By MARINA WATERS
Trophies and awards already line the walls and shelves of the JROTC department at Daniel Boone High School. But now, it’s time to make a little more room.
The school’s JROTC program just earned the Marine Corps Reserve Association Award given to the top school in the region. The award marks the school as one of the top five MCJROTC programs in the nation. This is the third consecutive year the Boone group has clinched the honor and is the sixth time since 2010 that the award has been taken back to Gray, Tennessee.
“Most of the other schools that are getting this kind of award are bigger, urban schools that are massively larger than us,” said Major Steven Sessis, the senior marine instructor at Daniel Boone. “So it’s kind of neat that out here in Northeast Tennessee, we are six-time winners of that award. It’s become a legacy now.”
The award is given to the school with the highest aggregate score in competitions, community service, and annual inspections from the MCRA. For Sessis and Michael Gardener, the school’s marine instructor, the award also supports the idea of building well-rounded young adults. That includes not only hitting the mark with their drill, marksman, orienteering, academic and physical fitness team competitions; it includes working within the community.
“We want everyone to know that there’s a group of kids out there who bust their tail to do the right thing,” Sessis said. “They’re not necessarily going to serve in the military — as a matter of fact, the vast majority of them do not — that doesn’t mean there are not things that they cannot learn in high school that will benefit them and the community long after they’ve left high school.”
For the two program members who have risen to the top of the ranks at Daniel Boone, JROTC has been an opportunity to work hard and gain experience in various areas.
Senior leaders Madalyn Darnell, who is the senior executive officer, and Samantha Miller, who is the senior commanding officer, have both been on almost each of the program’s five teams. Mostly, they said, being a part of the program has given them valuable skills and lasting life lessons.
“It offered me everything — something as basic as time-management skills to being able to lead a group of 100 people,” Darnell said. “We have opportunities as 17-year-old girls that some people don’t get in their 20, 30-year careers.”
Miller, who is also the captain of the marksman team, said her work in the program has opened her eyes to what she’s capable of and what all the program has offered her.
“When I came here I was very shy and to myself, but this program really opened me up to the things that not only I can do but what others can do,” Miller said. “I learned that I’m good at marksmanship and that I’m good at drill, it’s very easy to help the community, organization, responsibility — all the things you don’t usually get the opportunity to learn.
“Leading the program, it makes me feel empowered.
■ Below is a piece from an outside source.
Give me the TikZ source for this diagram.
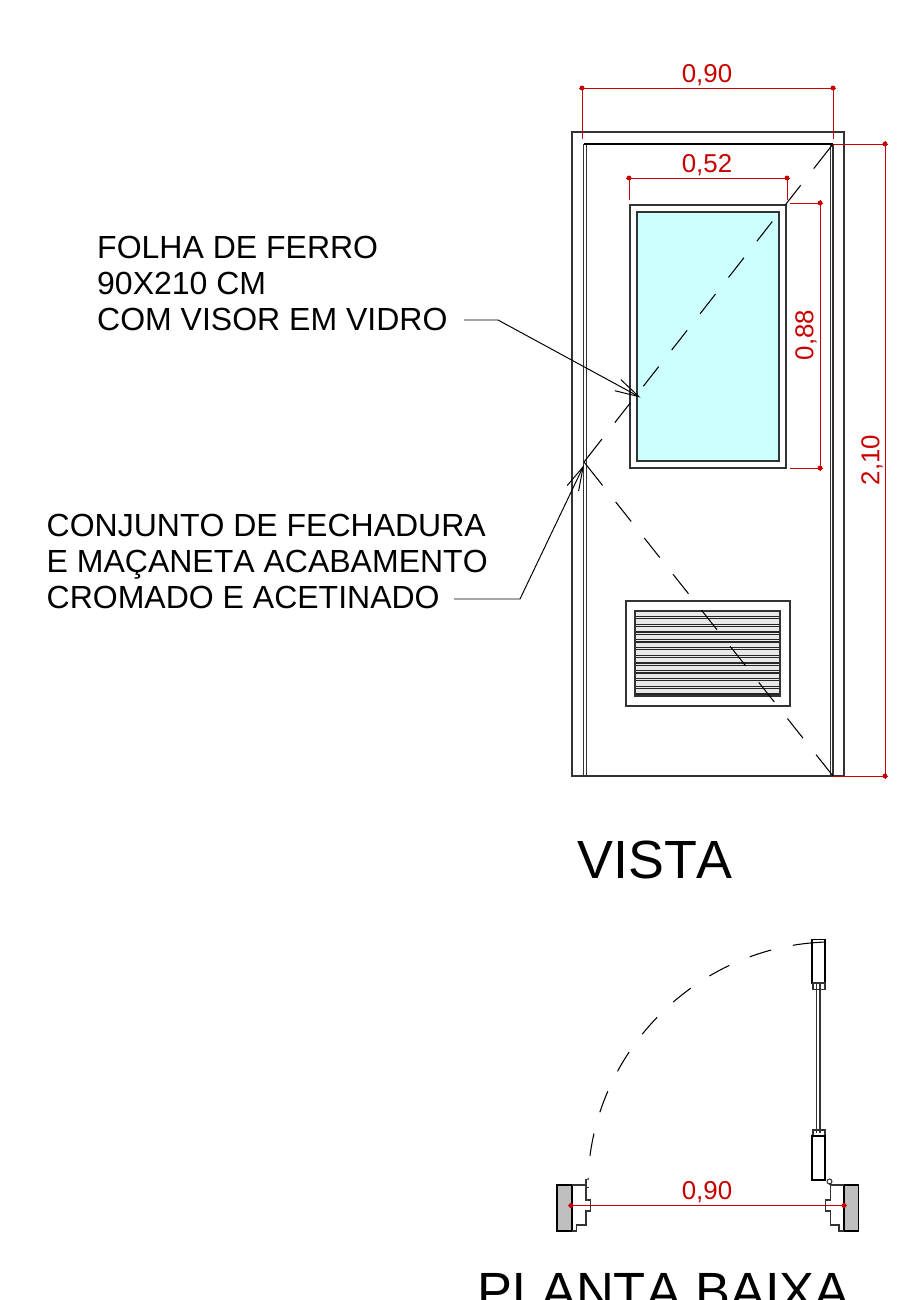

I want to let all the others — not only females — have a chance at that kind of empowerment.”
While Miller plans to pursue a career in education and Darnell plans to pursue a career in constitutional law after high school, the two senior leaders are mostly looking forward to what will come before graduation, including the 30-40 JROTC competitions and events in places such as Washington D.C., South Carolina and Nashville.
In considering their senior year, the two best friends said they have work to do, an award they’re hoping to win one last time and a JROTC family they’re hoping to inspire and embrace before their time is up at Daniel Boone.
“If it wasn’t for JROTC, I don’t think I would have found a friendship like what Sam and I have,” Darnell said. “It always comes back to this is a family. This is the place where the kids who don’t necessarily fit into band or a sport, they can come here. There is something for everybody here. I think that in and of itself is a reward of the program. It’s a lot, but it’s a lot to be grateful for.”
Of all of the trophies adorning the walls of their favorite place on Daniel Boone High School’s campus, Darnell and Miller might be most proud of the legacy built and that is continuing on in Gray, Tennessee.
“There is a line from the musical Hamilton. It’s ‘Legacy, what is a legacy? It’s planting seeds in a garden you never get to see.’,” Darnell said. “To think about that and to think that what I do today is going to affect cadets tomorrow, next week, in two years, in five years, in the next century — it feels like there’s a lot on your shoulders.
“But as long as we’re doing what we’re supposed to be doing and performing how we’re supposed to be performing, then the legacy that we leave, we’re setting it down and the next group of cadets are picking it up.”